For the professions listed above, the cancellation schedule is in this chart:
Percentage of Loans Cancelled
Remaining Balance ($60,000 Loans)
To learn about the loan forgiveness program, you must contact your school, or the school’s loan provider directly. The loan provider will give you more information about certifying your employment. Be sure to stay on top of certifying your employment, so you don’t miss out on loan cancellation along the way.
Professions with Unique Forgiveness Rules
This wouldn’t be a federal program if there weren’t a few exceptions. If you’re a member of AmeriCorps VISTA or a Peace Corps volunteer, you receive 15% forgiveness for two years. After that, the government forgives 20% of the original balance in years three and four. That means you’ll qualify for up to 70% forgiveness.

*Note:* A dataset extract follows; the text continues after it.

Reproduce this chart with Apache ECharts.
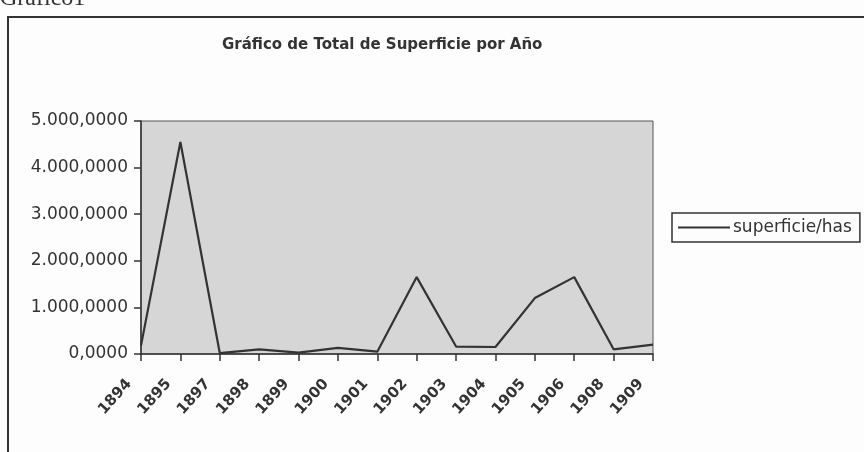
<!DOCTYPE html>
<html>
<head>
    <meta charset="UTF-8">
    <title>Gráfico1</title>
    <script src="https://cdn.jsdelivr.net/npm/echarts@6/dist/echarts.min.js"></script>
    <style type="text/css">
        html, body {
            margin: 0px;
            padding: 0px;
            background: #fdfdfd;
        }
        #chart {
            width: 864px;
            height: 452px;
        }
    </style>
</head>
<body>
    <div id="chart"></div>
    <script>
        // años (eje x) y superficie en hectáreas
        var years = ['1894', '1895', '1897', '1898', '1899', '1900', '1901',
            '1902', '1903', '1904', '1905', '1906', '1908', '1909'];
        var superficie = [180, 4550, 20, 100, 30, 130, 50,
            1650, 160, 150, 1200, 1650, 100, 200];

        // 5000 -> "5.000,0000"
        function fmt(v) {
            var s = String(Math.round(v));
            s = s.replace(/\B(?=(\d{3})+(?!\d))/g, '.');
            return s + ',0000';
        }

        var font = 'DejaVu Sans, Liberation Sans, sans-serif';
        var chart = echarts.init(document.getElementById('chart'), null, { renderer: 'canvas' });
        chart.setOption({
            animation: false,
            backgroundColor: '#fdfdfd',
            title: {
                text: 'Gráfico de Total de Superficie por Año',
                left: 217,
                top: 33,
                textStyle: {
                    fontFamily: font,
                    fontSize: 15,
                    fontWeight: 'bold',
                    color: '#333'
                }
            },
            legend: {
                data: ['superficie/has'],
                left: 672,
                top: 213,
                orient: 'vertical',
                icon: 'rect',
                itemWidth: 52,
                itemHeight: 2,
                padding: [6, 8, 6, 6],
                borderColor: '#333',
                borderWidth: 1.5,
                borderRadius: 0,
                textStyle: {
                    fontFamily: font,
                    fontSize: 17,
                    color: '#333',
                    padding: [0, 0, 0, -2]
                }
            },
            grid: {
                left: 141,
                right: 211,
                top: 121,
                bottom: 98,
                show: true,
                backgroundColor: '#d6d6d6',
                borderColor: '#555',
                borderWidth: 1
            },
            xAxis: {
                type: 'category',
                data: years,
                boundaryGap: false,
                axisLine: { lineStyle: { color: '#333', width: 1.5 } },
                axisTick: { alignWithLabel: true, length: 7, lineStyle: { color: '#333', width: 1.5 } },
                axisLabel: {
                    rotate: 48,
                    interval: 0,
                    margin: 3,
                    verticalAlign: 'top',
                    padding: [0, 26, 0, 0],
                    fontFamily: font,
                    fontSize: 15,
                    fontWeight: 'bold',
                    color: '#333'
                }
            },
            yAxis: {
                type: 'value',
                min: 0,
                max: 5000,
                interval: 1000,
                splitLine: { show: false },
                axisLine: { show: true, lineStyle: { color: '#333', width: 1.5 } },
                axisTick: { show: true, length: 7, lineStyle: { color: '#333', width: 1.5 } },
                axisLabel: {
                    formatter: fmt,
                    margin: 13,
                    fontFamily: font,
                    fontSize: 17,
                    color: '#333'
                }
            },
            series: [{
                name: 'superficie/has',
                type: 'line',
                data: superficie,
                symbol: 'none',
                lineStyle: { color: '#333', width: 2.2 },
                itemStyle: { color: '#333' }
            }],
            graphic: [
                {
                    type: 'rect',
                    shape: { x: 8, y: 17, width: 880, height: 460 },
                    style: { fill: null, stroke: '#333', lineWidth: 2 },
                    silent: true
                },
                {
                    type: 'text',
                    left: 0,
                    top: -13,
                    style: {
                        text: 'Gráfico1',
                        font: '24px "Liberation Serif", "Times New Roman", serif',
                        fill: '#333'
                    }
                }
            ]
        });
    </script>
</body>
</html>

Preschool teachers who aren’t part of Head Start qualify for 15% forgiveness per year for five years followed by 10% forgiveness in years six and seven. The result is total loan forgiveness over seven years rather than five years.
Are There Other Ways to Discharge the Loans?
Perkins Loans are discharged if you die, your school closed down, or if you become totally disabled. In some cases, the loans may be discharged in bankruptcy.
Is the Forgiven Amount Taxable?
The amount of debt forgiven under the Perkins Loan forgiveness plan is not taxable!
What If I Don’t Qualify for Loan Forgiveness?
If you don’t qualify for Perkins Loan forgiveness, your loan is set to a 10-year repayment schedule. You cannot put a Perkins Loan onto an income-driven repayment plan unless you consolidate the loan.
So should you consolidate your Perkins Loan? If there’s any chance that you may work in a qualified profession, you should try to make the payments as agreed. That way, if you start a new profession, you may start cancelling your debt within the year.
But, if you cannot swing the payments, consolidate the loan so you can put the Perkins Loans on an income-driven repayment plan.
And, of course, you can always refinance a Perkins Loan to a private student loan. But that means you give up the advantages of a Federal student loan including the ability to cancel the loan.